Radiohead, ‘In Rainbows’ (inrainbows.com)

8
SPIN Rating: 8 of 10
Release Date: October 10, 2007
Label: inrainbows.com

The most ironic thing about Radiohead’s decision to sell their seventh studio album through the band’s website only ten days after informing the world that the record even existed is that Thom Yorke and Co. still aspire to Important Rock Importance at a moment when the Internet’s camera-phone ephemera is making such indelible cultural relevance a seeming relic. Imagine Toyota selling Camrys at a shop that specializes in jet-propulsion backpacks. Gee, you mean power windows come for free!?

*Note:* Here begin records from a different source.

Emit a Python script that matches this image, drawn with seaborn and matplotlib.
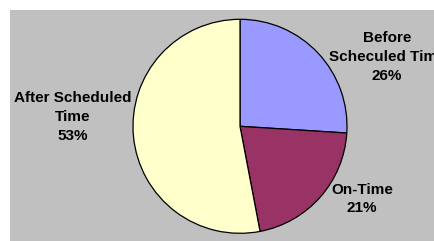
import matplotlib
matplotlib.use("Agg")
import matplotlib.pyplot as plt
import seaborn as sns

# data
categories = ["Before\nScheculed Time", "On-Time", "After Scheduled\nTime"]
shares = [26, 21, 53]
colors = ["#9999FF", "#993366", "#FFFFCC"]

# label centres in axes units (1 unit = 1 px, y up)
label_pos = [(377, 184), (352, 42), (63, 124)]

sns.set_theme(style="white")
plt.rcParams["font.family"] = ["Liberation Sans", "DejaVu Sans"]

fig = plt.figure(figsize=(4.35, 2.41), dpi=100)
fig.patch.set_facecolor("white")
ax = fig.add_axes([10 / 435, 0, 425 / 435, 231 / 241])
ax.set_facecolor("#C0C0C0")

ax.pie(
    shares,
    colors=sns.color_palette(colors),
    startangle=90,
    counterclock=False,
    center=(230, 114.7),
    radius=107,
    wedgeprops={"edgecolor": "black", "linewidth": 0.9},
    frame=True,
)
ax.set_xlim(0, 425)
ax.set_ylim(0, 231)
ax.set_aspect("auto")
ax.set_xticks([])
ax.set_yticks([])
for s in ax.spines.values():
    s.set_visible(False)

for (x, y), cat, val in zip(label_pos, categories, shares):
    ax.text(x, y, f"{cat}\n{val}%", ha="center", va="center",
            fontsize=11, fontweight="bold", color="black", linespacing=1.43,
            clip_on=True)

fig.savefig("out.png", dpi=100, facecolor="white")
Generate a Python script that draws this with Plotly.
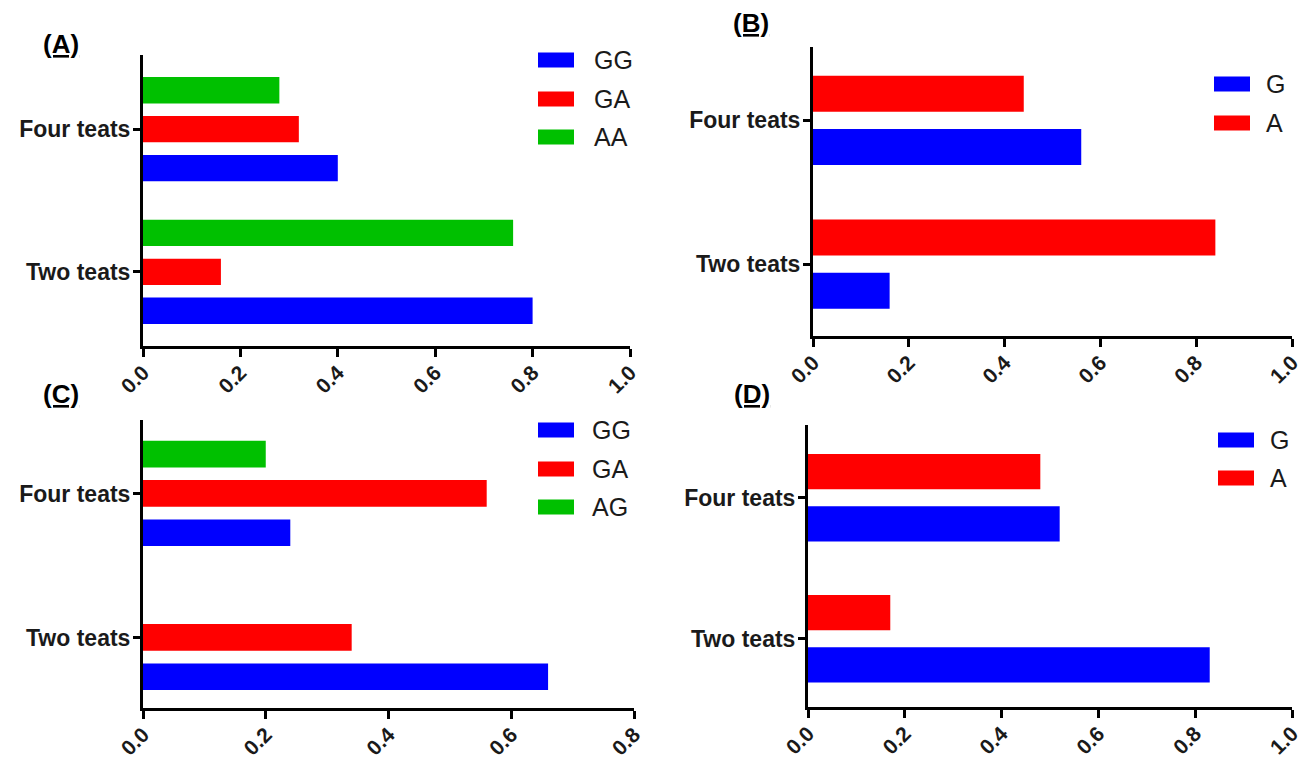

In Rainbows also serves as an unlikely paradigm-buster since, musically speaking, it’s actually something of a return to Radiohead’s prerevolutionary days. (You remember, back when everybody sat around campfires singing Nirvana songs while picking bugs out of each other’s hair.) Sure, there’s plenty of texture and soundscaping and funny keyboard noises. (Don’t be surprised if the beat from “15 Step,” which sounds like an army of marching kitchen appliances, crops up on a Kanye West mix tape a few months from now.) But what In Rainbows‘ ten relatively straightforward tunes really suggest is that Yorke and his bandmates are no longer obsessively fascinated by process. After a decade of taking apart rock songs to find out how they work, these technophobic gearheads are ready to start putting them back together again.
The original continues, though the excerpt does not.